Two thousand pages of Mitrokhin’s notebooks have been cleared by the vetters and released into Churchill College for all to see.
The FBI described Mitrokhin’s files as the most complete set of intelligence ever gifted to them from a single source, and there was much that was compelling within them. There were particular revelations that shook the various institutions they touched. But I was asked by a journalist-friend to provide a comment about what these files taught us about ‘the Russian playbook’, and how to deal with Russia now. And I provided an answer that partly skirted the issue, because I think it’s a misreading of the utility of the files and how we should understand intelligence agencies in general.
The Mitrokhin files tell us that intelligence agencies operate in a slightly different way to common public perception’s understanding. These government bodies operate mostly as agents of influence – very rarely do they directly recruit high value operatives (and Mitrokhin is scathing about the Cambridge spy ring’s actual abilities) but they mostly establish low-level relationships in which the party being used has very little understanding of their role. That’s partly because of the transaction costs (in terms of time, opportunity and risk) of recruiting high-value targets (and presumably the low success rate) and partly because the role of an intelligence agency is as a norm entrepreneur, not just a collector and assessor of raw information. A wider net is more useful for these purposes, and just as in business is likely to throw up unexpected bonuses.
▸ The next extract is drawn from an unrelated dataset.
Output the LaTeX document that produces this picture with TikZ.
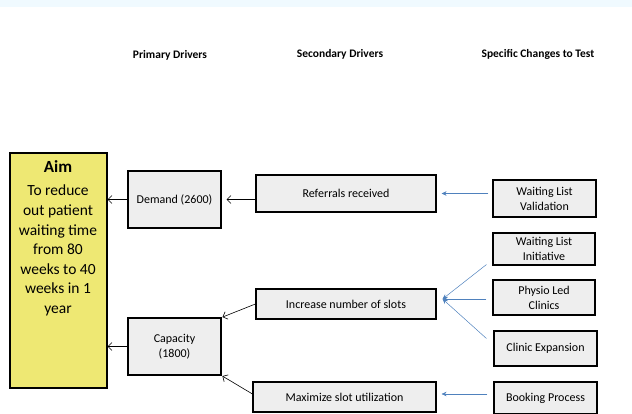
\documentclass[tikz,border=0pt]{standalone}
\usepackage{fontspec}
\setmainfont{Carlito}
\usetikzlibrary{arrows.meta,shadows,calc}
\definecolor{aimyellow}{RGB}{238,232,115}
\definecolor{boxgray}{RGB}{238,238,238}
\definecolor{linkblue}{RGB}{79,129,189}
\definecolor{topband}{RGB}{240,250,255}
\begin{document}
\begin{tikzpicture}[x=1pt,y=-1pt,
  box/.style={draw=black, line width=1.1pt, fill=boxgray,
    drop shadow={shadow xshift=1.3pt, shadow yshift=-1.3pt, opacity=0.3, fill=black},
    inner sep=0pt, align=center, font=\fontsize{12}{15}\selectfont},
  hdr/.style={font=\bfseries\fontsize{11.5}{13}\selectfont},
  blk/.style={-{Straight Barb[length=4pt,width=8pt]}, line width=0.6pt},
  blu/.style={-{Stealth[length=5pt,width=4.5pt]}, draw=linkblue, line width=0.5pt}]

\useasboundingbox (0,0) rectangle (632,414);
\fill[topband] (0,0) rectangle (632,7);

% headers
\node[hdr] (h1) at (170,55) {Primary Drivers};
\node[hdr] (h2) at (340,54) {Secondary Drivers};
\node[hdr] (h3) at (538,54) {Specific Changes to Test};

% aim
\node[box, fill=aimyellow, minimum width=97pt, minimum height=235pt] (aim) at (58.5,270.5) {};
\node[font=\bfseries\fontsize{17}{20}\selectfont] (aimtitle) at (58,167) {Aim};
\node[anchor=north, inner sep=0pt, align=center, font=\fontsize{15.5}{19.6}\selectfont] (aimtxt) at (58,185)
  {To reduce\\out patient\\waiting time\\from 80\\weeks to 40\\weeks in 1\\year};

% primary
\node[box, minimum width=93pt, minimum height=57pt] (demand) at (174.5,199.5) {Demand (2600)};
\node[box, minimum width=93pt, minimum height=57pt] (capacity) at (174.5,346.5) {Capacity\\(1800)};

% secondary
\node[box, minimum width=180pt, minimum height=37pt] (referrals) at (346,193.5) {Referrals received};
\node[box, minimum width=180pt, minimum height=30pt] (increase) at (346,304) {Increase number of slots};
\node[box, minimum width=183pt, minimum height=30pt] (maximize) at (344.5,397) {Maximize slot utilization};

% changes
\node[box, minimum width=103pt, minimum height=37pt] (validation) at (544.5,198.5) {Waiting List\\Validation};
\node[box, minimum width=102pt, minimum height=32pt] (initiative) at (544,249) {Waiting List\\Initiative};
\node[box, minimum width=102pt, minimum height=35pt] (physio) at (544,297.5) {Physio Led\\Clinics};
\node[box, minimum width=103pt, minimum height=35pt] (clinicexp) at (545.5,348.5) {Clinic Expansion};
\node[box, minimum width=103pt, minimum height=32pt] (booking) at (545.5,398) {Booking Process};

% black connectors
\draw[blk] (demand.west) -- (demand.west -| aim.east);
\draw[blk] (capacity.west) -- (capacity.west -| aim.east);
\draw[blk, shorten >=5pt] (referrals.west |- demand.east) -- (demand.east);
\draw[blk, shorten >=1pt] (increase.west) -- (capacity.north east);
\draw[blk, shorten >=1pt] ($(maximize.west)+(0,-3)$) -- (capacity.south east);

% blue connectors
\coordinate (conv) at ($(increase.east)+(6,-5)$);
\coordinate (iniS) at ($(initiative.south west)+(-6,-1)$);
\coordinate (physS) at ($(physio.west)+(-6,1.5)$);
\coordinate (clinS) at ($(clinicexp.west)+(-7,-10)$);
\draw[blu, shorten <=4pt, shorten >=5pt] (validation.west |- referrals.east) -- (referrals.east);
\draw[blu] (iniS) -- (conv);
\draw[blu] (physS) -- (conv);
\draw[blu] (clinS) -- (conv);
\draw[blu, shorten <=6pt, shorten >=5pt] ($(booking.west)+(0,-4)$) -- ($(booking.west -| maximize.east)+(0,-4)$);
\end{tikzpicture}
\end{document}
I also think that a lesson from the files is that the European security system has changed. If we take the UK as a snap-shot of a post-Cold War security state – the relief at the end of the nuclear confrontation has allowed foreign adversaries to hold large financial positions in London – which has, for example, undermined the Prime Minister’s ambitions to leverage sanctions recently – and to allow what could uncharitably be called influence operations to be conducted against educational establishments, think-tanks and the like.* Most European governments have focused their security attentions away from their traditional adversaries (who have not gone away) and onto newer threats in the Middle East and neighbouring regions whilst simultaneously trying to make financial savings or efficiency gains.
So, I think it’s a mistake to think of this as only a Russia issue or a Russia problem. The logic of security competition means that all states with active intelligence capabilities enthusiastically engage in these activities. The lesson to be learned is not a country specific one… it’s to embrace the notion that hyper-competition involves influence and the constraining of autonomy across intellectual, financial and infrastructural lines. Mitrokhin provides a rich, but limited case study of one nation’s efforts in this regard. The pattern of behaviour is somewhat more ubiquitous though.
*Be cautious, also, of over-reading the impact of these target groups: it was well-known in Russian security circles that over-reading these groups cheered up the Politburo, but little else.